Yesterday in one of my one-sitting marathons, I read the poorly titled but beautifully written "Three Stages of Amazement" by Carol Edgarian. The book-jacket notes describe her second novel as "a grand love story and a dazzling social chronicle of turbulent America today". If Jonathan Franzen placed his much-acclaimed novel "Freedom" in the heady Bush 2 era, Edgarian's story occupies the more recent past: the short-lived hope and change-charged moment of Obama's presidential victory. Edgarian's protagonists Lena Rusch and Charlie Pepper ( Note: Unlike Franzen's narrator, the wife here retains her "maiden" name) are a well-educated, once-optimistic couple who grew up believing the "having it all" script. Now severely challenged by the economic crash and a stillborn baby, change seems to be dashing hope. As Lena tells her childhood friend and now business-partner, Vi: "I know what you're going to say. This middle-aged thing. Did you see it coming? I didn't. Remember when I planned on being governor? Huh, Vi? Instead, I'm living a life that's good for my character. Am I supposed to say it's wonderful?"

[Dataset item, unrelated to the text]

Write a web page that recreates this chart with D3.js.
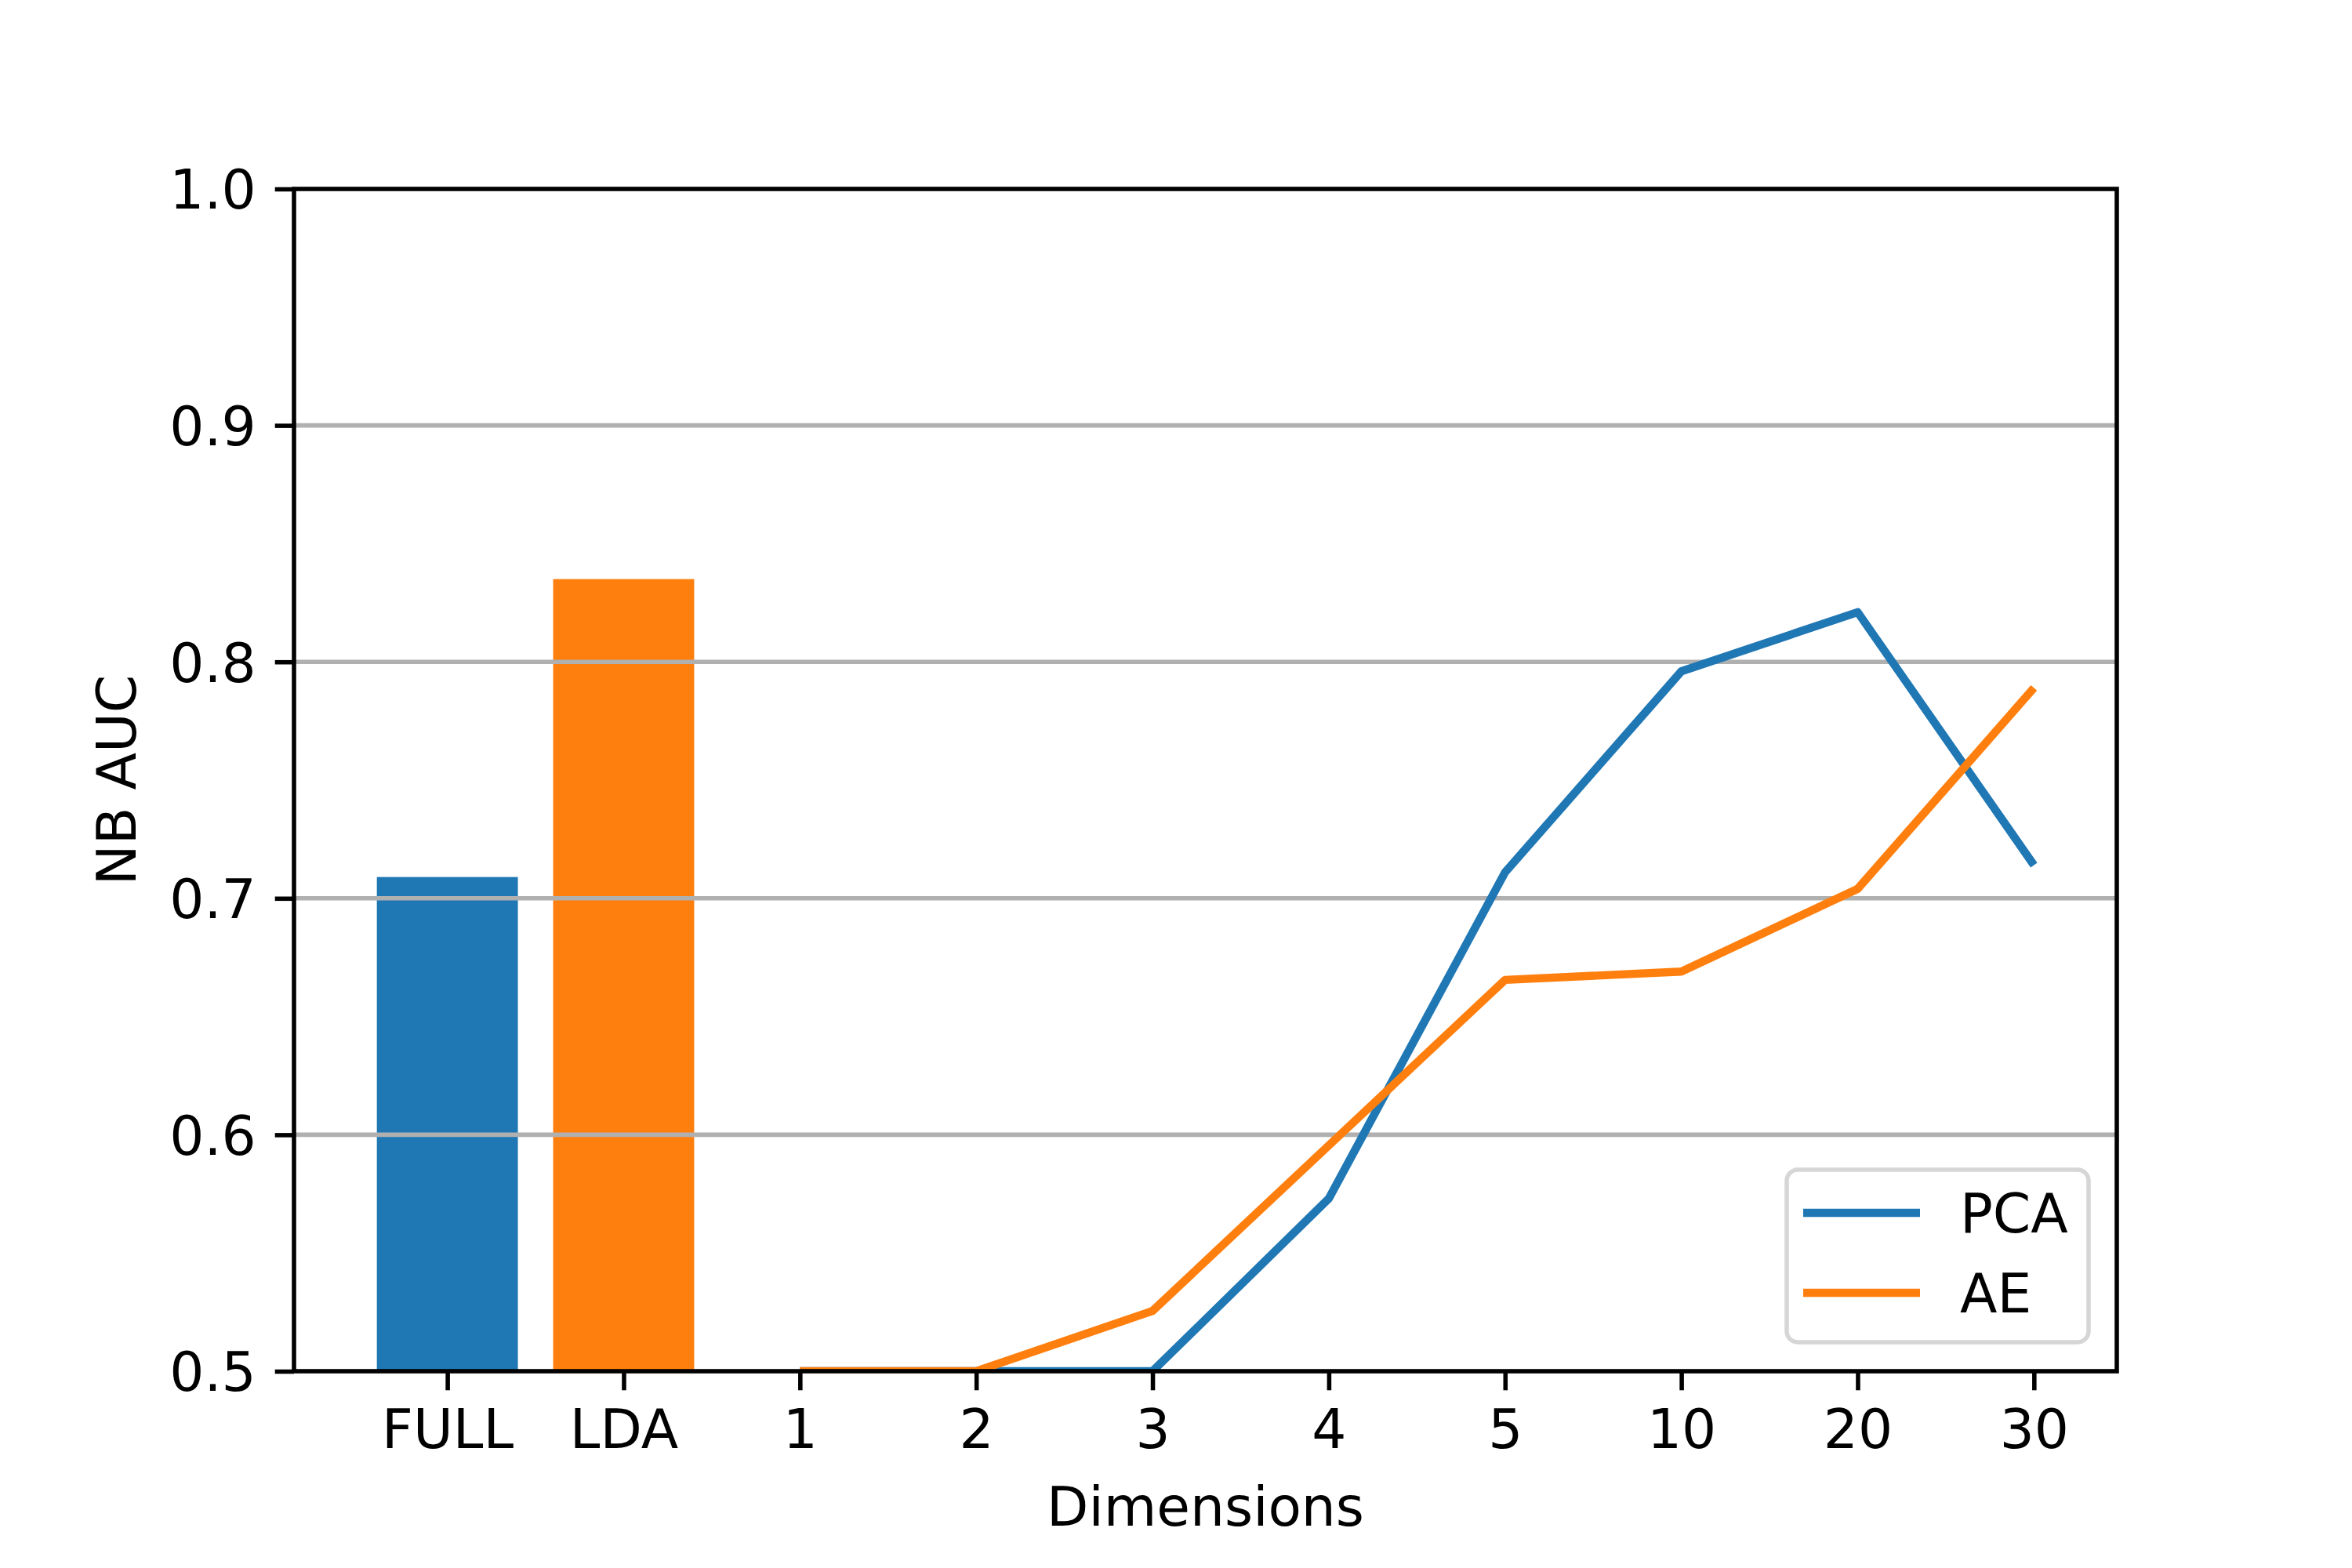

"Three Stages of Amazement" is a playbook for contemporary readers who have learned firsthand that the rules of the game have suddenly and irrevocably changed, that the script we trusted needs rewriting but nobody's quite sure what the ending is going to be. Even the young president who ignited our hopes and passions for a better world is so battered by currents events he too seems adrift. As I said earlier the title doesn't do the book justice. Edgarian should have gone with a single word descriptor for her novel as Franzen did with "Freedom" What is called for in this age of the damaged American dream--and what Lena Rusch gracefully and courageously demonstrates in this must-read book- is "Resilience". Author Carol Edgarian delivers the truth and a much-needed clue on how to live. What is needed in these challenging times of earthquakes and wars, nuclear and family meltdowns, economic downturns and job losses is just that: resilience.